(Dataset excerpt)
— Begin —

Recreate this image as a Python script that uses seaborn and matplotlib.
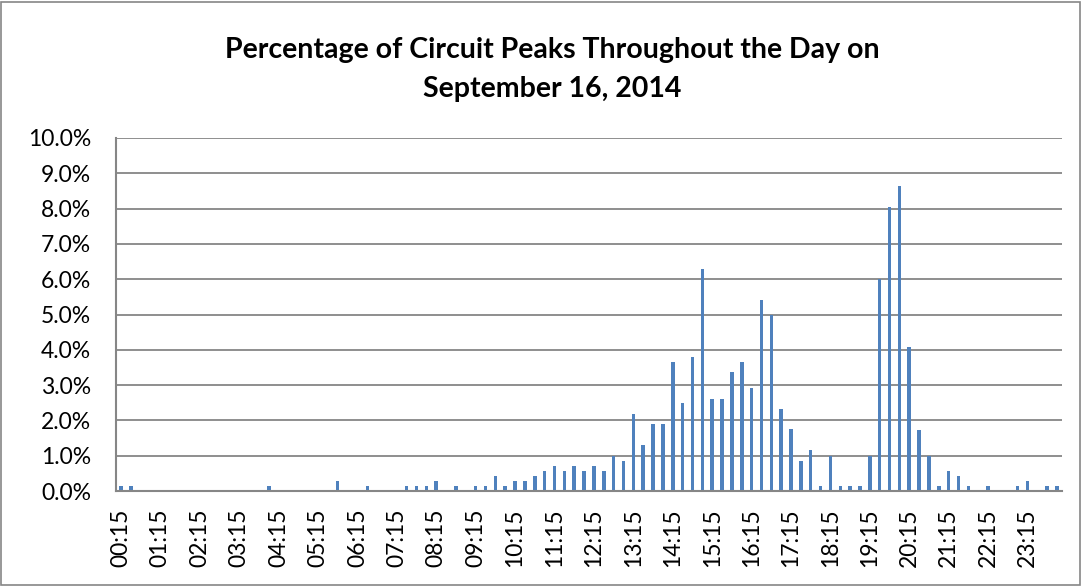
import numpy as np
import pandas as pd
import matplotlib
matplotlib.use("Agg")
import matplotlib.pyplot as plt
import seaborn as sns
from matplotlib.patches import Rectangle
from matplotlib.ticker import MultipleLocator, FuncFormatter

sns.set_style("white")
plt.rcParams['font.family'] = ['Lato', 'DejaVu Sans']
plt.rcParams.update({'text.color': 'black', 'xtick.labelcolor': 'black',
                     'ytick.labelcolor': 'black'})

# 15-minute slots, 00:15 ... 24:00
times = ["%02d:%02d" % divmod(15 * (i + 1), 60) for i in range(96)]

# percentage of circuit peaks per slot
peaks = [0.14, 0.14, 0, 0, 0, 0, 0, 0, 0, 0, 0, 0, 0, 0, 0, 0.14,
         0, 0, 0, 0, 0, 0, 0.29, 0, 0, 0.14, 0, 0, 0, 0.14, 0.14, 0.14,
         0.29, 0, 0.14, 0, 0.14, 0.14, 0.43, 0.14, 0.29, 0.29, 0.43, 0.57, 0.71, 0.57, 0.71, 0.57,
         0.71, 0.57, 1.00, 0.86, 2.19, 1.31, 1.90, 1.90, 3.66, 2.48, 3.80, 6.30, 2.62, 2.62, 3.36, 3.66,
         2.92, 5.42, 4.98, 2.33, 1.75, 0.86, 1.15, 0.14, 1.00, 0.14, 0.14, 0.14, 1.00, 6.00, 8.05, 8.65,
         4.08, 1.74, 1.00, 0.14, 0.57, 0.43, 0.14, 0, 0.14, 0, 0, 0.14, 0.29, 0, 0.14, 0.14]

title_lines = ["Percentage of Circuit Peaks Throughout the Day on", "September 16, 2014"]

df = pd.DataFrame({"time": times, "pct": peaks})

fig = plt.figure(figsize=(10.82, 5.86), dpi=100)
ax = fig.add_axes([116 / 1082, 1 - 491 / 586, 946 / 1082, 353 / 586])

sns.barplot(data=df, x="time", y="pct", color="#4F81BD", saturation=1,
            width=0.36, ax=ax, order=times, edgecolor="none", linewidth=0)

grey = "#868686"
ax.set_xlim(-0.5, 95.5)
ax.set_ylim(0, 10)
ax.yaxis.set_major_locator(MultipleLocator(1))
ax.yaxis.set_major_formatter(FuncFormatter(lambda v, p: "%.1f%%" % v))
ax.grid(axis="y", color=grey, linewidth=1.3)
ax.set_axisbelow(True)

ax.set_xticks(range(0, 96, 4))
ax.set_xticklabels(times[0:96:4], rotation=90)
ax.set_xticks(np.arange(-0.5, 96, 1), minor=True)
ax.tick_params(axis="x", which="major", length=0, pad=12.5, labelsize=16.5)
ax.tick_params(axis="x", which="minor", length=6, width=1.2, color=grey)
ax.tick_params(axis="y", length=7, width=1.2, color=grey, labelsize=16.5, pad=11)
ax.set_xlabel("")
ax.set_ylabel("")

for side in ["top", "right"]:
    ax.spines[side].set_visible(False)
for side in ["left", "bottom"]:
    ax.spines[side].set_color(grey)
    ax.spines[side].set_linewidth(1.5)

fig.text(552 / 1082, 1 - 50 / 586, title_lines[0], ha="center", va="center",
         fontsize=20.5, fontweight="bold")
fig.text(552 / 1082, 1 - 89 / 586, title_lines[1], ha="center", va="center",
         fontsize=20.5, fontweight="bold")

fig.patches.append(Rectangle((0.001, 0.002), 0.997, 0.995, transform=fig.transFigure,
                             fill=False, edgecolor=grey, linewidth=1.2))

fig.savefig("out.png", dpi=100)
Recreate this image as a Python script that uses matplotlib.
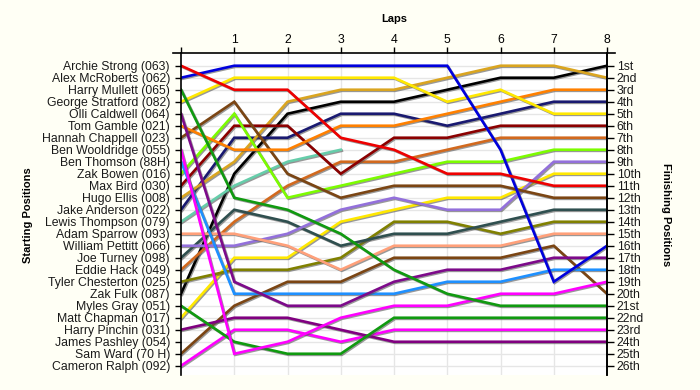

— End —

▶ _Objective_
Find the lines above that include the string "matplotlib" and copy them.

▶ _Written response_
Recreate this image as a Python script that uses seaborn and matplotlib.
import matplotlib
matplotlib.use("Agg")
import matplotlib.pyplot as plt
from matplotlib.patches import Rectangle
from matplotlib.ticker import MultipleLocator, FuncFormatter
Recreate this image as a Python script that uses matplotlib.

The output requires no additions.